I tend to doubt that district staff is spying on kids in their bedroom.  I say this for two reasons.  For one, as a system administrator by trade, everyone assumes that we sit around and watch what people do.  The fact of the matter is that I could care less what you do with your computer.  I could care less what’s in your e-mail or chat sessions or what you look at when you take your computer home.  I realize that I may be the exception, because the sysadmin world is also full of control freaks.  However, time simply does not allow for most of us to sit around randomly activating webcams to see what we can see people doing.

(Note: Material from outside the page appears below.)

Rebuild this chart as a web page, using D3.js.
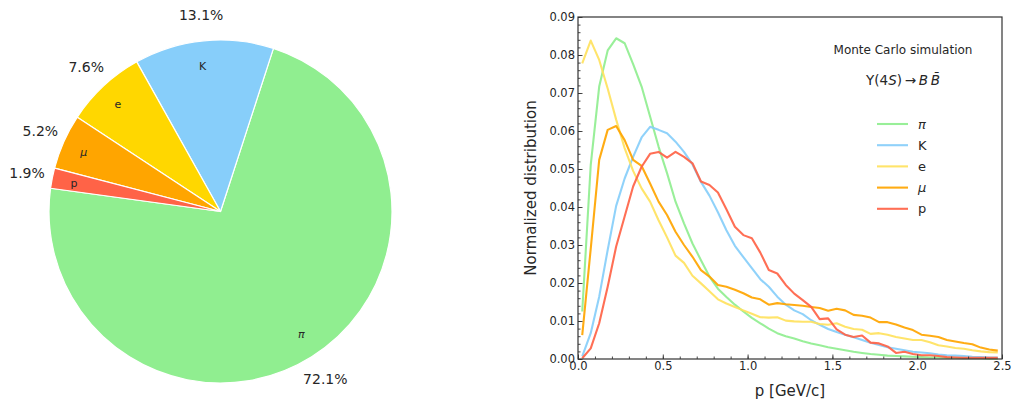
<!DOCTYPE html>
<html>
<head>
<meta charset="utf-8">
<script src="https://cdn.jsdelivr.net/npm/d3@7"></script>
<style>
  body { margin: 0; background: #fff; }
  svg { display: block; }
  text { font-family: "DejaVu Sans", sans-serif; fill: #262626; }
</style>
</head>
<body>
<svg id="chart" width="1013" height="401"></svg>
<script>
// Particle species produced in Y(4S) -> B Bbar decays
const species    = ["π", "K", "e", "μ", "p"];
const italicSym  = [true, false, false, true, false];
const colors     = ["#90EE90", "#87CEFA", "#FFD700", "#FFA500", "#FF6347"];
const lineColors = ["#90EE90", "#87CEFA", "#FFE25E", "#FFA500", "#FF6347"];

// Share of each species (percent)
const fractions = [72.1, 13.1, 7.6, 5.2, 1.9];

// Momentum bin centres (GeV/c), 0.05 GeV/c wide bins
const momentum = [0.025,0.075,0.125,0.175,0.225,0.275,0.325,0.375,0.425,0.475,
  0.525,0.575,0.625,0.675,0.725,0.775,0.825,0.875,0.925,0.975,
  1.025,1.075,1.125,1.175,1.225,1.275,1.325,1.375,1.425,1.475,
  1.525,1.575,1.625,1.675,1.725,1.775,1.825,1.875,1.925,1.975,
  2.025,2.075,2.125,2.175,2.225,2.275,2.325,2.375,2.425,2.475];

// Normalized momentum distributions
const distPi = [0.0125,0.0510,0.0717,0.0812,0.0844,0.0831,0.0776,0.0717,0.0638,0.0559,
  0.0489,0.0414,0.0357,0.0304,0.0260,0.0217,0.0185,0.0163,0.0143,0.0125,
  0.0108,0.0094,0.0080,0.0068,0.0060,0.0054,0.0047,0.0041,0.0036,0.0031,
  0.0027,0.0023,0.0019,0.0016,0.0013,0.0011,0.0009,0.0008,0.0007,0.0006,
  0.0005,0.0004,0.0004,0.0003,0.0003,0.0002,0.0002,0.0002,0.0001,0.0001];
const distK = [0.0007,0.0068,0.0164,0.0287,0.0403,0.0475,0.0532,0.0583,0.0611,0.0603,
  0.0594,0.0572,0.0545,0.0512,0.0466,0.0430,0.0386,0.0339,0.0298,0.0268,
  0.0239,0.0210,0.0190,0.0164,0.0143,0.0128,0.0118,0.0102,0.0090,0.0079,
  0.0071,0.0064,0.0057,0.0050,0.0043,0.0037,0.0031,0.0027,0.0023,0.0019,
  0.0017,0.0015,0.0012,0.0010,0.0009,0.0008,0.0006,0.0005,0.0004,0.0004];
const distE = [0.0778,0.0838,0.0787,0.0712,0.0630,0.0555,0.0495,0.0449,0.0414,0.0365,
  0.0320,0.0272,0.0253,0.0219,0.0199,0.0178,0.0157,0.0146,0.0137,0.0128,
  0.0119,0.0110,0.0109,0.0110,0.0101,0.0099,0.0098,0.0098,0.0092,0.0090,
  0.0094,0.0085,0.0079,0.0077,0.0066,0.0068,0.0064,0.0058,0.0054,0.0050,
  0.0050,0.0044,0.0036,0.0033,0.0029,0.0027,0.0023,0.0020,0.0018,0.0017];
const distMu = [0.0063,0.0290,0.0524,0.0603,0.0613,0.0576,0.0524,0.0508,0.0462,0.0414,
  0.0379,0.0335,0.0300,0.0269,0.0234,0.0217,0.0195,0.0190,0.0182,0.0173,
  0.0162,0.0157,0.0143,0.0147,0.0144,0.0142,0.0140,0.0137,0.0134,0.0127,
  0.0132,0.0128,0.0116,0.0114,0.0109,0.0097,0.0097,0.0091,0.0083,0.0076,
  0.0064,0.0061,0.0058,0.0050,0.0046,0.0042,0.0039,0.0030,0.0025,0.0022];
const distP = [0.0002,0.0028,0.0094,0.0190,0.0296,0.0375,0.0454,0.0506,0.0540,0.0545,
  0.0530,0.0545,0.0532,0.0515,0.0467,0.0458,0.0438,0.0394,0.0348,0.0326,
  0.0318,0.0280,0.0234,0.0225,0.0195,0.0172,0.0155,0.0137,0.0105,0.0107,
  0.0078,0.0064,0.0058,0.0062,0.0043,0.0041,0.0033,0.0016,0.0019,0.0013,
  0.0010,0.0010,0.0008,0.0005,0.0004,0.0003,0.0003,0.0003,0.0003,0.0003];
const distributions = [distPi, distK, distE, distMu, distP];

// Axis ticks
const xTicks = [0.0, 0.5, 1.0, 1.5, 2.0, 2.5];
const yTicks = [0.00, 0.01, 0.02, 0.03, 0.04, 0.05, 0.06, 0.07, 0.08, 0.09];

const svg = d3.select("#chart");

// ---------- Pie chart ----------
const cx = 220.5, cy = 211.5, R = 171.5;
const start = (90 - 172.2) * Math.PI / 180;   // counter-clockwise from just above 9 o'clock
const pie = d3.pie().sort(null).value(d => d)
  .startAngle(start).endAngle(start - 2 * Math.PI);
const arcs = pie(fractions);
const arc = d3.arc().innerRadius(0).outerRadius(R);

const gPie = svg.append("g").attr("transform", `translate(${cx},${cy})`);
gPie.selectAll("path.wedge").data(arcs).join("path")
  .attr("class", "wedge")
  .attr("d", arc)
  .attr("fill", (d, i) => colors[i])
  .attr("stroke", "#fff")
  .attr("stroke-width", 1.2)
  .attr("stroke-linejoin", "round");

function polar(a, rho) { return [rho * Math.sin(a), -rho * Math.cos(a)]; }

// species names inside the wedges
gPie.selectAll("text.name").data(arcs).join("text")
  .attr("class", "name")
  .each(function (d, i) {
    const m = (d.startAngle + d.endAngle) / 2;
    const [px, py] = polar(m, 0.85 * R);
    d3.select(this)
      .attr("x", px).attr("y", py)
      .attr("text-anchor", px > 0 ? "start" : "end")
      .attr("dominant-baseline", "central")
      .style("font-size", "11px")
      .style("font-style", italicSym[i] ? "italic" : "normal")
      .text(species[i]);
  });

// percentages outside the wedges
gPie.selectAll("text.pct").data(arcs).join("text")
  .attr("class", "pct")
  .each(function (d, i) {
    const m = (d.startAngle + d.endAngle) / 2;
    const [px, py] = polar(m, 1.15 * R);
    d3.select(this)
      .attr("x", px).attr("y", py)
      .attr("text-anchor", "middle")
      .attr("dominant-baseline", "central")
      .style("font-size", "14px")
      .text(fractions[i].toFixed(1) + "%");
  });

// ---------- Momentum distributions ----------
const plotL = 578, plotR = 1002, plotT = 17, plotB = 359;
const x = d3.scaleLinear().domain([0, 2.5]).range([plotL, plotR]);
const y = d3.scaleLinear().domain([0, 0.09]).range([plotB, plotT]);

const gPlot = svg.append("g");

const line = d3.line().x((d, i) => x(momentum[i])).y(d => y(d));
gPlot.selectAll("path.dist").data(distributions).join("path")
  .attr("class", "dist")
  .attr("d", d => line(d))
  .attr("fill", "none")
  .attr("stroke", (d, i) => lineColors[i])
  .attr("stroke-width", 2.1)
  .attr("stroke-linejoin", "round")
  .attr("opacity", 0.92);

// axes with inward ticks
const axisColor = "#333";
const xAxis = gPlot.append("g").attr("transform", `translate(0,${plotB})`)
  .call(d3.axisBottom(x).tickValues(xTicks).tickFormat(d3.format(".1f"))
    .tickSizeInner(-4.5).tickSizeOuter(0).tickPadding(3));
const xMinor = gPlot.append("g").attr("transform", `translate(0,${plotB})`)
  .call(d3.axisBottom(x).tickValues(d3.range(0, 2.51, 0.1)).tickFormat("")
    .tickSizeInner(-2.5).tickSizeOuter(0));
const yAxis = gPlot.append("g").attr("transform", `translate(${plotL},0)`)
  .call(d3.axisLeft(y).tickValues(yTicks).tickFormat(d3.format(".2f"))
    .tickSizeInner(-4.5).tickSizeOuter(0).tickPadding(3));
const yMinor = gPlot.append("g").attr("transform", `translate(${plotL},0)`)
  .call(d3.axisLeft(y).tickValues(d3.range(0, 0.0901, 0.002)).tickFormat("")
    .tickSizeInner(-2.5).tickSizeOuter(0));
[xAxis, xMinor, yAxis, yMinor].forEach(g => {
  g.select(".domain").remove();
  g.selectAll(".tick line").attr("stroke", axisColor).attr("stroke-width", 0.9);
  g.selectAll(".tick text").style("font-family", "DejaVu Sans").style("font-size", "11.5px").attr("fill", "#262626");
});

// frame
gPlot.append("rect")
  .attr("x", plotL).attr("y", plotT)
  .attr("width", plotR - plotL).attr("height", plotB - plotT)
  .attr("fill", "none").attr("stroke", axisColor).attr("stroke-width", 1.2);

// axis titles
gPlot.append("text")
  .attr("x", (plotL + plotR) / 2).attr("y", 391)
  .attr("text-anchor", "middle").attr("dominant-baseline", "central")
  .style("font-size", "15px").text("p [GeV/c]");
gPlot.append("text")
  .attr("transform", `translate(531,${(plotT + plotB) / 2}) rotate(-90)`)
  .attr("text-anchor", "middle").attr("dominant-baseline", "central")
  .style("font-size", "15px").text("Normalized distribution");

// annotation
gPlot.append("text")
  .attr("x", 903).attr("y", 50)
  .attr("text-anchor", "middle").attr("dominant-baseline", "central")
  .style("font-size", "12px").text("Monte Carlo simulation");
const formula = gPlot.append("text")
  .attr("x", 903).attr("y", 80)
  .attr("text-anchor", "middle").attr("dominant-baseline", "central")
  .style("font-size", "13.5px");
formula.append("tspan").text("Υ(4");
formula.append("tspan").style("font-style", "italic").text("S");
formula.append("tspan").text(")\u2009→\u2009");
formula.append("tspan").style("font-style", "italic").text("B\u2009B\u0304");

// legend
const legend = gPlot.append("g");
const legendY0 = 124, legendDy = 21.2;
species.forEach((s, i) => {
  const ly = legendY0 + i * legendDy;
  legend.append("line")
    .attr("x1", 877).attr("x2", 908).attr("y1", ly).attr("y2", ly)
    .attr("stroke", lineColors[i]).attr("stroke-width", 2.1).attr("opacity", 0.92);
  legend.append("text")
    .attr("x", 918).attr("y", ly)
    .attr("dominant-baseline", "central")
    .style("font-size", "13px")
    .style("font-style", italicSym[i] ? "italic" : "normal")
    .text(s);
});
</script>
</body>
</html>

For two, this would be technically difficult.  I understand there was a security system that could take a snapshot using the webcam.  However, the likelihood that this snapshot would capture the exact instant that the kid was doing something wrong is low.  This snapshot process would have to be consistent, repeated and frequent.  Maybe it was and I missed it, but I didn’t see that in any of the stories I read.

I may be completely wrong about this particular incident, but I’ve noticed that the news media, for the most part, does not understand technology.  They were convinced that some staff was spying on the kids, and they will stop at nothing to prove that, or at least give the appearance of it.  That’s sure a lot more of a fun story than my theory.  It sure gets people watching the news, buying papers, and visiting web sites to increase advertising impressions.  I am cynical, I know.

With these types of incidents, technology programs suffer. As you browse comments on news stories, you see “why do they need laptops, anyway” and this kind of stuff.  There is a huge misunderstanding about how much technology can impact and improve education.  Technology is an amazing tool when used appropriately, and I’m pretty sure that this district was on the right track.  I hope there was nothing disgusting or perverted happening there.  But remember, there are countless districts that have these programs throughout the world.   Even if this is one person who went off the deep end, I fear that overreaction will result in yet more laws and regulations that will only hurt everyone that plays by the rules.

I hate this mentality that just one person does something stupid that everyone has to be cast in the same light.  No matter how many laws, regulations, oversight committees, procedures, checks, and forms, problems will still arise.  The overwhelmingly vast majority of people are honorable and ethical.  I think we forget that sometimes.